“You know, back in my days, they’d use Bayer aspirin for contraceptives,” Friess said on MSNBC. “The gals put it between their knees, and it wasn’t that costly.”
The remark outraged women’s groups and many others, quickly becoming a distraction for Santorum as he attempts to build on a trio of victories that threaten rival Mitt Romney.
Santorum said on CBS’s “This Morning” that the Friess comments were “a bad joke” that he should not have to deal with.
“When you quote a supporter of mine who tells a bad off-color joke and somehow I am responsible for that, that is ‘gotcha,’ ” he said.
But political strategists and campaign finance experts say candidates have little choice but to deal with the fallout from actions taken by their supporters, even if they are ostensibly independent from the campaigns. Many of the biggest financiers of super PACs are part of a new breed of “super bundlers” who also contribute to, or raise money for, their favored candidate’s campaign.
“The fact that Santorum is spending so much time discussing what his super PAC contributor said suggests he understands very well how important the group is to his campaign,” said Ellen Miller, executive director of the Sunlight Foundation watchdog group. “He has to talk about it.”
Presidential candidates have waffled in their approaches to super PACs and other outside groups, attempting to maintain their distance while also taking advantage of the clear financial benefits they offer.
President Obama, who has long decried the role of special-interest money in politics, decided last week to encourage fundraising by a pro-Democratic super PAC in the face of strong fundraising by such groups on the other side. Romney, who had already appeared at fundraisers for a super PAC, signaled he would do the same.
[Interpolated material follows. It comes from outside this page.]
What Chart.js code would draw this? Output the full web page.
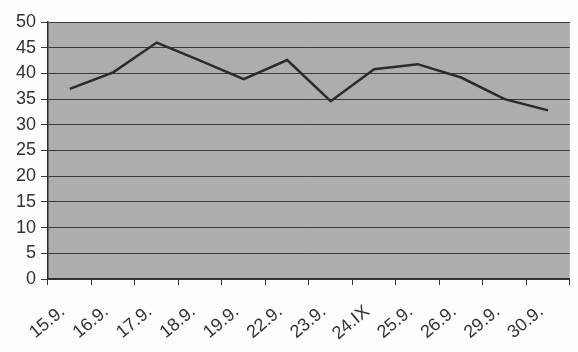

All the major presidential candidates have a super PAC dedicated to their cause, funded heavily by billionaire financiers, hedge fund managers and corporate tycoons writing six- and seven-figure checks. The groups emerged from court rulings allowing corporations, unions and individuals to spend and raise unlimited amounts of money in elections as long as they do not directly coordinate with candidates.
This close-but-not-too-close relationship has put several candidates on the spot, particularly when it comes to the sharp-edged attack ads that flooded the airwaves in early primary states.
In January, for example, former House speaker Newt Gingrich sought to distance himself from a series of ads, attacking Romney as a former corporate raider, that were funded by Winning Our Future, a pro-Gingrich super PAC funded by $11 million in contributions from a Las Vegas casino magnate and his family.
Gingrich and Romney traded jabs on the issue during a debate in South Carolina. Gingrich said Romney’s claims that he had no control over a pro-Romney super PAC called Restore Our Future “makes you wonder how much influence he’d have if he were president.”
Romney responded: “I already said at our last debate that anything that’s false in PAC ads, whether they are supportive of me or supportive of you, should be taken off the air and fixed. I’ve already said that.”
In the case of Santorum, the former U.S. senator from Pennsylvania spent much time Thursday and Friday grappling with the remarks by Friess, which were made in the context of the ongoing debate over the Obama administration’s contraception coverage requirements for insurers at religiously affiliated institutions.
Santorum, a deeply conservative Catholic, has blasted the administration’s policy while also coming under fire from Democrats for previous comments condemning contraception as a sin. The candidate seemed to bristle at the idea that Friess’s aspirin remark should be tied to him, while also defending his benefactor’s character and intent.
“Foster is known in political circles as telling a lot of jokes, and some of them are not particularly funny, which this one was not. He’s not creepy. He’s a good man,” Santorum said Thursday night on Fox News. “You know, he told a bad, off-color joke, and he shouldn’t have done it. . . . It was a stupid joke.”
Friess also apologized for his remark on his personal blog: “To all those who took my joke as modern day approach I deeply apologize and seek your forgiveness. My wife constantly tells me I need new material — she understood the joke but didn’t like it anyway — so I will keep that old one in the past where it belongs.”
Friess gave more than $300,000 in 2011 to a pro-Santorum super PAC called the Red, White and Blue Fund; he has acknowledged giving more in 2012 that has yet to be reported in disclosure forms. The super PAC has spent at least $1.2 million on Santorum’s behalf, according to tracking data, and the group announced it would spent $700,000 more on ads in Michigan ahead of the Feb. 28 primary.
Friess has also given $2,500 to Santorum’s primary campaign and is a longtime donor to the Republican Governor’s Association and other GOP causes, Federal Election Commission records show.
Paul S. Ryan, associate counsel at the Campaign Legal Center in Washington, said that although the Friess aspirin remark causes headaches for Santorum’s campaign, “the real risk posed by mega-funders is to voters and our political system.”
“Candidates are now beholden to mega-funders in a way that, at a minimum, creates an appearance of corruption and may lead to actual corruption,” Ryan said. “Elected officials will likely do the bidding of their mega-funders while in office, rather than acting in the public interest, knowing that they’ll need to rely on such mega-funders for reelection.”